How do you fix “dmarc=fail action=oreject”?
Updated July 3, 2026
This header means the message failed DMARC against a p=reject policy, and Microsoft chose to override the reject (“oreject”), delivering it to junk or quarantine instead of bouncing it.
Why this happens
Microsoft 365 historically didn't honor p=reject literally. Instead of refusing the message, it marks it dmarc=fail action=oreject (override-reject) and routes it to junk or quarantine, on the reasoning that legitimate mail, especially forwarded mail, fails DMARC often enough that hard rejection loses real messages. Tenants can change this behavior in their anti-phishing policies, but oreject is the classic default.
The message still genuinely failed DMARC: neither SPF nor DKIM passed with a domain aligned to the From address. If this is your own mail showing oreject in someone's Microsoft tenant, you have an authentication gap: an unauthenticated sending source, a broken DKIM signature, or an alignment mismatch such as a bounce domain that doesn't match your From domain.

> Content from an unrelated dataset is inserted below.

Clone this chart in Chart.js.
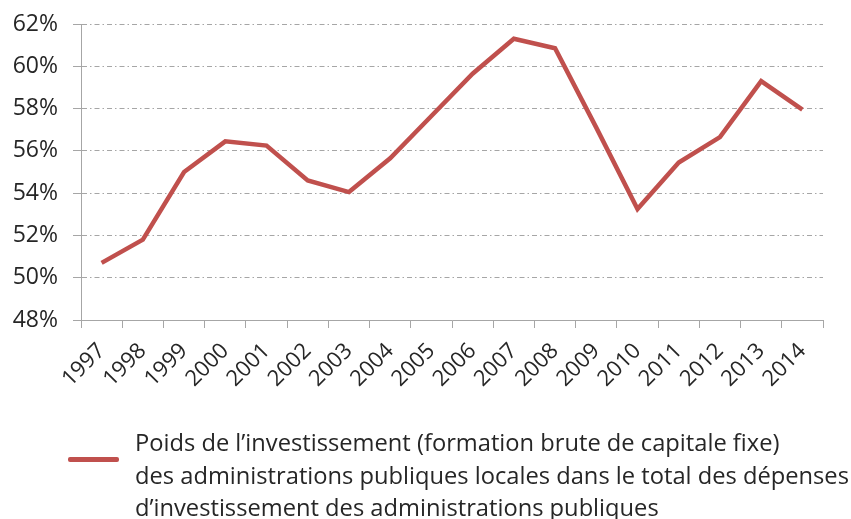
<!DOCTYPE html>
<html lang="fr">
<head>
    <meta charset="UTF-8">
    <title>Poids de l'investissement local</title>
    <script src="https://cdn.jsdelivr.net/npm/chart.js"></script>
    <style>
        body { margin: 0; padding: 0; background: #fff; font-family: "Open Sans", sans-serif; }
        .wrap { position: relative; width: 851px; height: 519px; overflow: hidden; }
        #chart { position: absolute; left: 0; top: 0; }
        .legend { position: absolute; left: 68px; top: 426px; }
        .legend .swatch { position: absolute; left: 0; top: 31px; width: 51px; height: 5px; background: #c0504d; border-radius: 2px; }
        .legend .text { position: absolute; left: 67px; top: 0; width: 780px; font-size: 23.7px; line-height: 32.5px; color: #262626; white-space: nowrap; }
    </style>
</head>
<body>
    <div class="wrap">
        <canvas id="chart" width="851" height="519"></canvas>
        <div class="legend">
            <div class="swatch"></div>
            <div class="text">Poids de l’investissement (formation brute de capitale fixe)<br>des administrations publiques locales dans le total des dépenses<br>d’investissement des administrations publiques</div>
        </div>
    </div>

    <script>
        const years = ['1997', '1998', '1999', '2000', '2001', '2002', '2003', '2004', '2005',
                       '2006', '2007', '2008', '2009', '2010', '2011', '2012', '2013', '2014'];
        const shareLocal = [50.7, 51.8, 55.0, 56.45, 56.25, 54.6, 54.05, 55.65, 57.65,
                            59.65, 61.3, 60.85, 57.1, 53.25, 55.45, 56.65, 59.3, 57.95];
        const yTicks = [48, 50, 52, 54, 56, 58, 60, 62];

        const axisGray = '#a6a6a6';
        const textColor = '#262626';

        const ctx = document.getElementById('chart').getContext('2d');
        new Chart(ctx, {
            type: 'line',
            data: {
                labels: years,
                datasets: [{
                    label: 'Poids de l’investissement',
                    data: shareLocal,
                    borderColor: '#c0504d',
                    borderWidth: 4.5,
                    pointRadius: 0,
                    tension: 0,
                    fill: false
                }]
            },
            options: {
                responsive: false,
                animation: false,
                layout: { padding: { top: 24, right: 28, left: 0, bottom: 0 } },
                plugins: {
                    legend: { display: false },
                    tooltip: { enabled: false }
                },
                scales: {
                    x: {
                        offset: true,
                        grid: {
                            offset: true,
                            drawOnChartArea: false,
                            drawTicks: true,
                            tickLength: 8,
                            color: axisGray
                        },
                        border: { color: axisGray, width: 1 },
                        ticks: {
                            autoSkip: false,
                            minRotation: 45,
                            maxRotation: 45,
                            padding: 10,
                            color: textColor,
                            font: { family: 'Open Sans', size: 22 }
                        },
                        afterFit: scale => { scale.height = 199; }
                    },
                    y: {
                        min: 48,
                        max: 62,
                        afterBuildTicks: scale => { scale.ticks = yTicks.map(v => ({ value: v })); },
                        grid: {
                            color: axisGray,
                            lineWidth: 1,
                            tickLength: 8,
                            tickBorderDash: [],
                            tickColor: axisGray
                        },
                        border: { color: axisGray, width: 1, dash: [5, 3, 1.5, 3] },
                        ticks: {
                            padding: 15,
                            color: textColor,
                            font: { family: 'Open Sans', size: 23 },
                            callback: v => v + '%'
                        },
                        afterFit: scale => {
                            scale.width = 81;
                            // tick padding would otherwise push the plot top down
                            scale.paddingTop = 10;
                            scale.paddingBottom = 10;
                        }
                    }
                }
            }
        });
    </script>
</body>
</html>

Microsoft also stamps a composite authentication verdict, compauth, in the same header. compauth=fail with reason=000 or 001 means explicit DMARC failure; reason=1xx codes mean the message passed or was allowed; 6xx/7xx mean tenant rules overrode the verdict. Reading compauth alongside action=oreject tells you whether Microsoft junked the mail for DMARC or for something else.
How to fix it
- 1
Read the full Authentication-Results header
Get the headers from a message that shows action=oreject and note three things: the SPF result and domain, the DKIM result and domain, and the compauth reason code. This tells you which mechanism failed and whether alignment was the problem.
- 2
Check whether the mail is even yours
If the oreject mail is spoofing (someone forging your domain), then this is your p=reject policy working, softened by Microsoft to junk. Nothing to fix on your side; your aggregate reports will show the offending source IPs.
- 3
Fix alignment for legitimate sources
For your own mail failing: make sure the sending service signs DKIM with your domain (not the provider's default like sendgrid.net), and that the SPF-checked bounce domain aligns with your From domain. Aligned DKIM is the priority: it survives forwarding, which is where most oreject noise comes from.
- 4
Handle forwarding and mailing lists
Forwarded mail breaks SPF and often DKIM, so it fails DMARC no matter what you do. If a specific partner's tenant junks your forwarded mail, their admin can whitelist the forwarder or rely on ARC; you can't fix third-party forwarding from your DNS.
- 5
Verify with your DMARC reports
Confirm your fix in aggregate reports: the source should flip to DKIM-aligned pass. Run your domain through our DMARC report analyzer to see pass rates per source rather than guessing from individual headers.
Verify the fix
Run the check that corresponds to this error. You'll see the same red/amber/green verdicts mailbox providers effectively apply.
Open the DMARC report analyzer →Preventing it next time
action=oreject is easy to miss because nothing bounces: your mail just quietly lands in junk folders across Microsoft tenants. DMARCPath monitors your aggregate reports and alerts you when a legitimate source starts failing DMARC, so you see the authentication gap the day it opens instead of weeks later when a customer says your quotes stopped arriving.
Frequently asked questions
- Does oreject mean Microsoft ignored my p=reject policy?
- Partly. Microsoft downgraded your reject to junk/quarantine rather than refusing the message. Tenant admins can configure their anti-phishing policy to honor p=reject with a hard reject instead.
- What's the difference between oreject and pct or sp overrides?
- pct= and sp= are overrides you set in your own DMARC record. oreject is the receiver overriding your policy at their end. You can't control it from DNS; you can only make sure legitimate mail passes DMARC so the verdict never applies.
- What does compauth=fail reason=001 mean?
- Composite authentication failed because the message explicitly failed DMARC with a reject or quarantine policy. Reason codes starting 6 or 7 mean tenant transport rules or policies overrode the result instead.